■ Exercise inputs
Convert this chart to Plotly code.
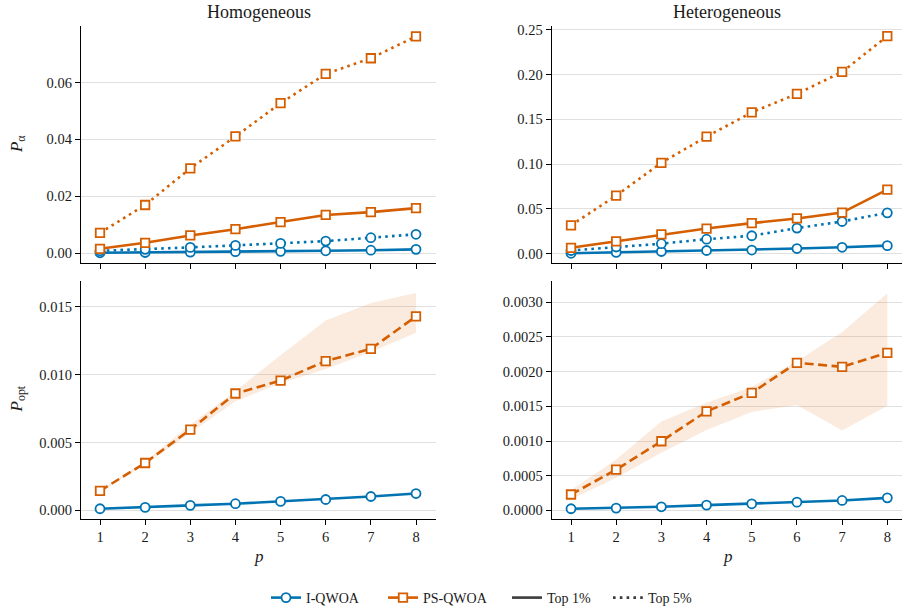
* * *
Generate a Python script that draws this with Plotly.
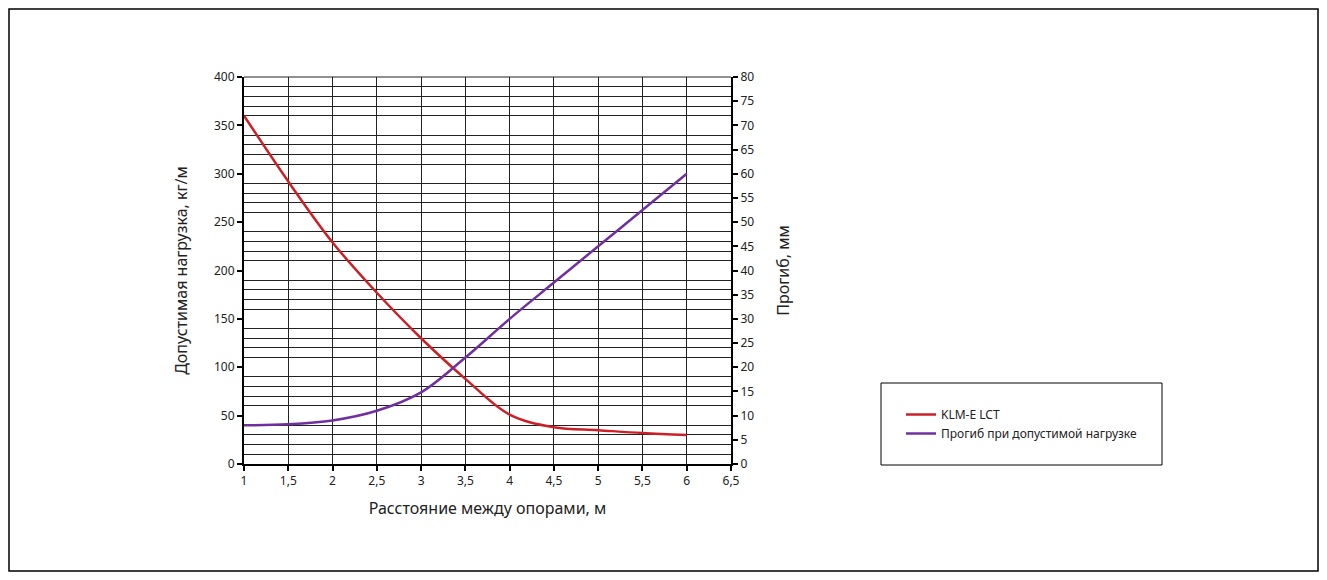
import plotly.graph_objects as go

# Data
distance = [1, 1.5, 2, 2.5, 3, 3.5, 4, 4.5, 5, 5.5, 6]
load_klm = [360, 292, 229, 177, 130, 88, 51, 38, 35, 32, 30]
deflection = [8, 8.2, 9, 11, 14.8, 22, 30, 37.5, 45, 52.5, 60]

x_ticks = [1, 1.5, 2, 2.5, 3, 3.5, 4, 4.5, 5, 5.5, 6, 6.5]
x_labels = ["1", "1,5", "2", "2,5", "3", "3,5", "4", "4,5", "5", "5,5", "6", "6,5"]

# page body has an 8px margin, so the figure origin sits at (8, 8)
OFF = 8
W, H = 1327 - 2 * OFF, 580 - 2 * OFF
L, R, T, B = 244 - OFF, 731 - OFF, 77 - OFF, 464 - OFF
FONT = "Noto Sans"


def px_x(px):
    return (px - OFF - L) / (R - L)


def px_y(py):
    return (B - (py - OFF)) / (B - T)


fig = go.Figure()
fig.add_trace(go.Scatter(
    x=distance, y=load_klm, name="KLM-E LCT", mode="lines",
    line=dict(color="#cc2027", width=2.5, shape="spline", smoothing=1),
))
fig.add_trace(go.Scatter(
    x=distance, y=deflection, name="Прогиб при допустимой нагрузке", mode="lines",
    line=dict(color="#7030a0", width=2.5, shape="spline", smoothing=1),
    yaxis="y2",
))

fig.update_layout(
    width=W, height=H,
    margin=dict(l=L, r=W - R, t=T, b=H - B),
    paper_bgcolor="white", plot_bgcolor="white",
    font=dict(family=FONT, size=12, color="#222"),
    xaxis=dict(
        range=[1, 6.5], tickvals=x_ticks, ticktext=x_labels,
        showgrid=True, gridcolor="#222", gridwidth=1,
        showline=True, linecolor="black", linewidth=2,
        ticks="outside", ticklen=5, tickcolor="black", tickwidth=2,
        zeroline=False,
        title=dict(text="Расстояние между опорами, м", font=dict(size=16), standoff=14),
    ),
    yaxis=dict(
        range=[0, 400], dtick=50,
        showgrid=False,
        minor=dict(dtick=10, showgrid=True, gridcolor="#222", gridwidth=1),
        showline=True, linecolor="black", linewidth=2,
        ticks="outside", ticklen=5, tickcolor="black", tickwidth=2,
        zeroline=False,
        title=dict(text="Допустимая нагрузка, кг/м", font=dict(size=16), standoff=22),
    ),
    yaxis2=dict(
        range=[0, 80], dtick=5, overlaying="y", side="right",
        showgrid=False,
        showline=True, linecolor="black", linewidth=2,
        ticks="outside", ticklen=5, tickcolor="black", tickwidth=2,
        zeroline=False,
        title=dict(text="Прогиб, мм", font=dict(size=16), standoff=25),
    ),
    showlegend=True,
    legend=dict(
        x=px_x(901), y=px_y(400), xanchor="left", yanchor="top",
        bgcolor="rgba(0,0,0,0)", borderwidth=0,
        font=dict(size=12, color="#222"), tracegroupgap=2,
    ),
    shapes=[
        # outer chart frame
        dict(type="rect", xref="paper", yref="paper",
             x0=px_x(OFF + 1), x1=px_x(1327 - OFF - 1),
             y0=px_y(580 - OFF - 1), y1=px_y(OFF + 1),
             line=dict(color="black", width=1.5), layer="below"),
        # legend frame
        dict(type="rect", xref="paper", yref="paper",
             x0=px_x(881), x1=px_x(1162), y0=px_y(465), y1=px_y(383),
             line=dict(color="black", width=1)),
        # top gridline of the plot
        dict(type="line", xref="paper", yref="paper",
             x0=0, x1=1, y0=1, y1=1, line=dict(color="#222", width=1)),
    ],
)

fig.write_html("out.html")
* * *
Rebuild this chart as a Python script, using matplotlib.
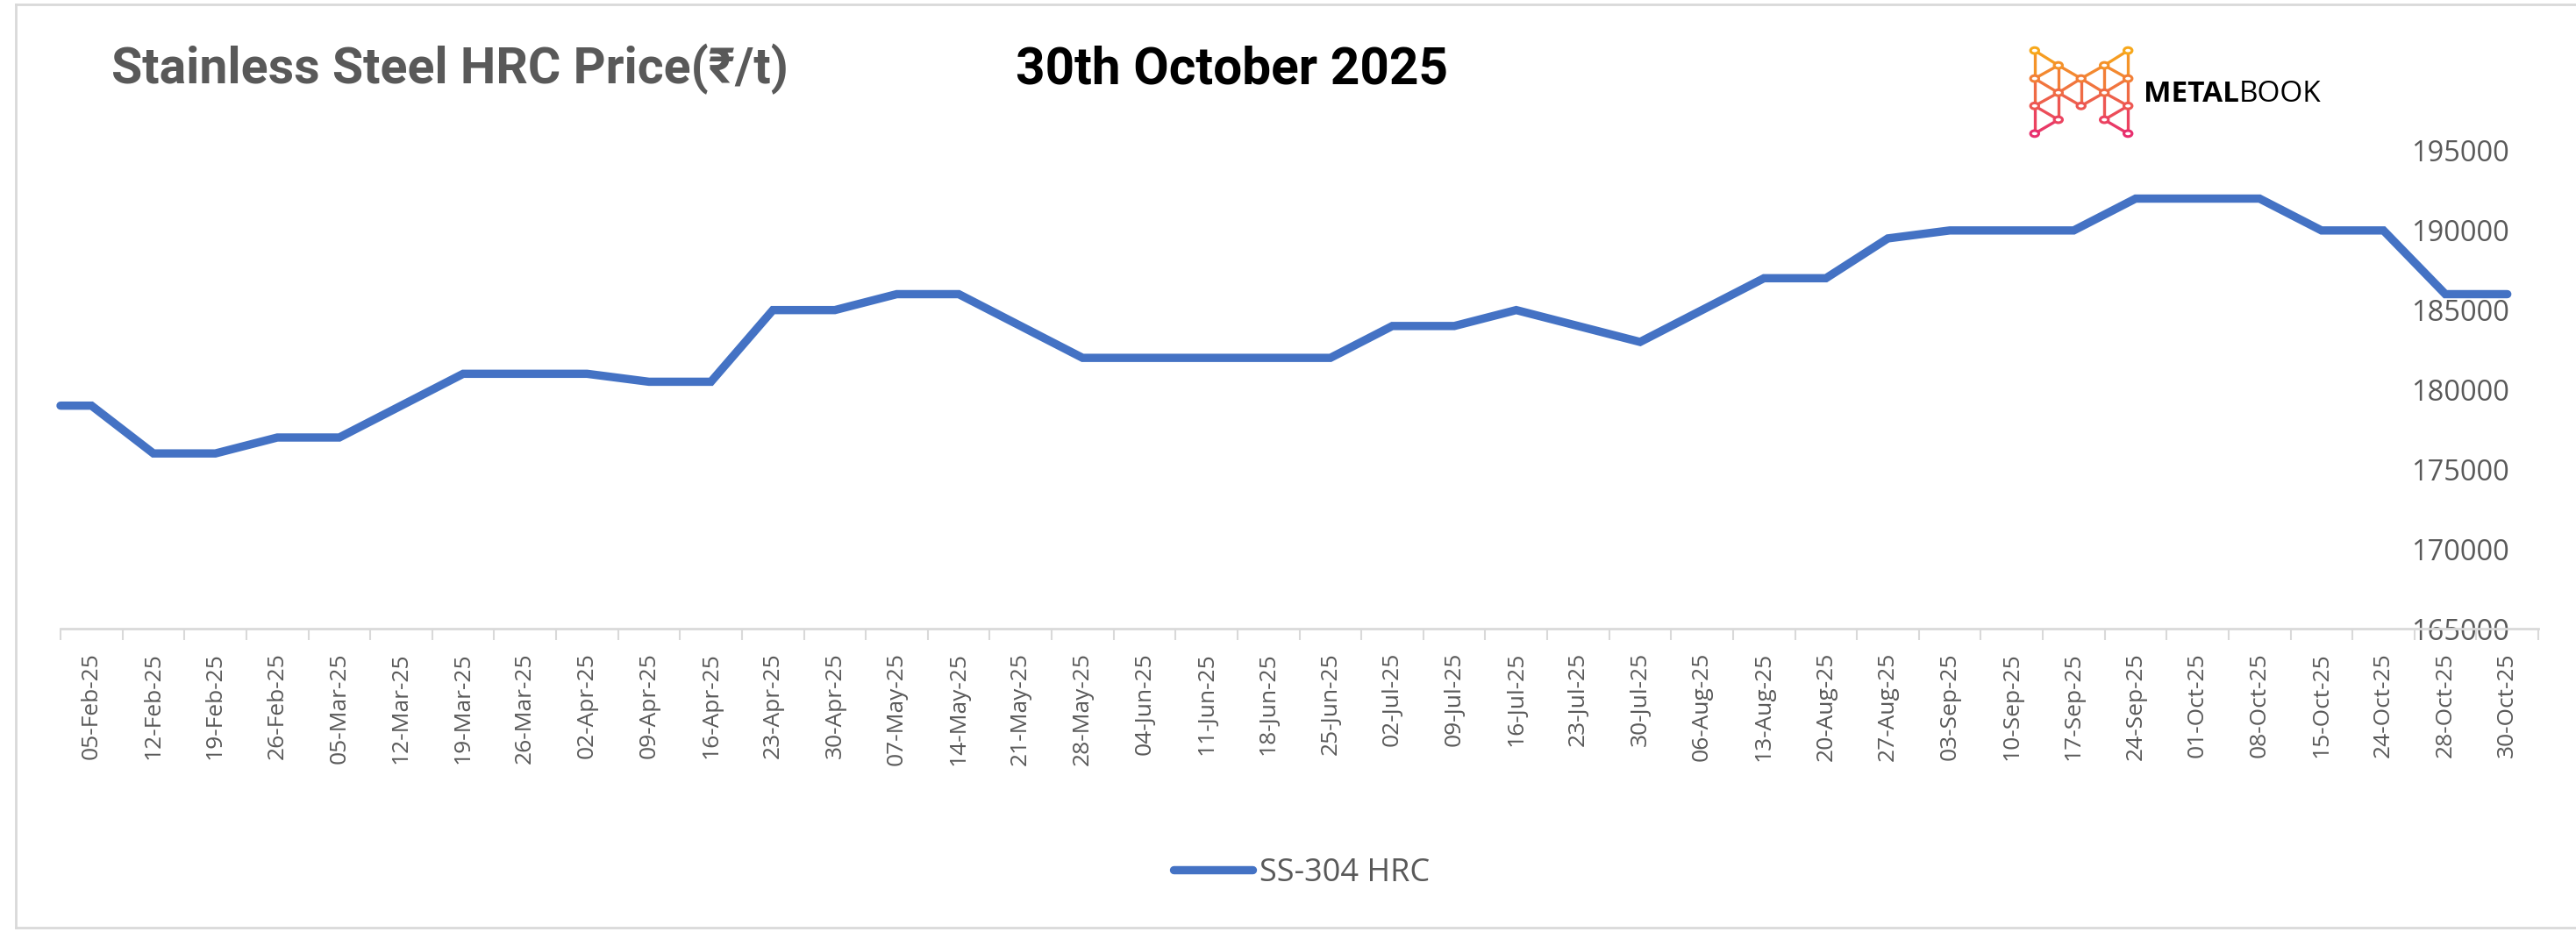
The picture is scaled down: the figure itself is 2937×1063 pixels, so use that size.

■ The problem
Using the data above, set down each line from the line with "Rebuild this chart" to the line with "The picture is" exactly, both ends included, and leave the pictures behind. Nothing else belongs.

■ Task response
Rebuild this chart as a Python script, using matplotlib.
The picture is scaled down: the figure itself is 2937×1063 pixels, so use that size.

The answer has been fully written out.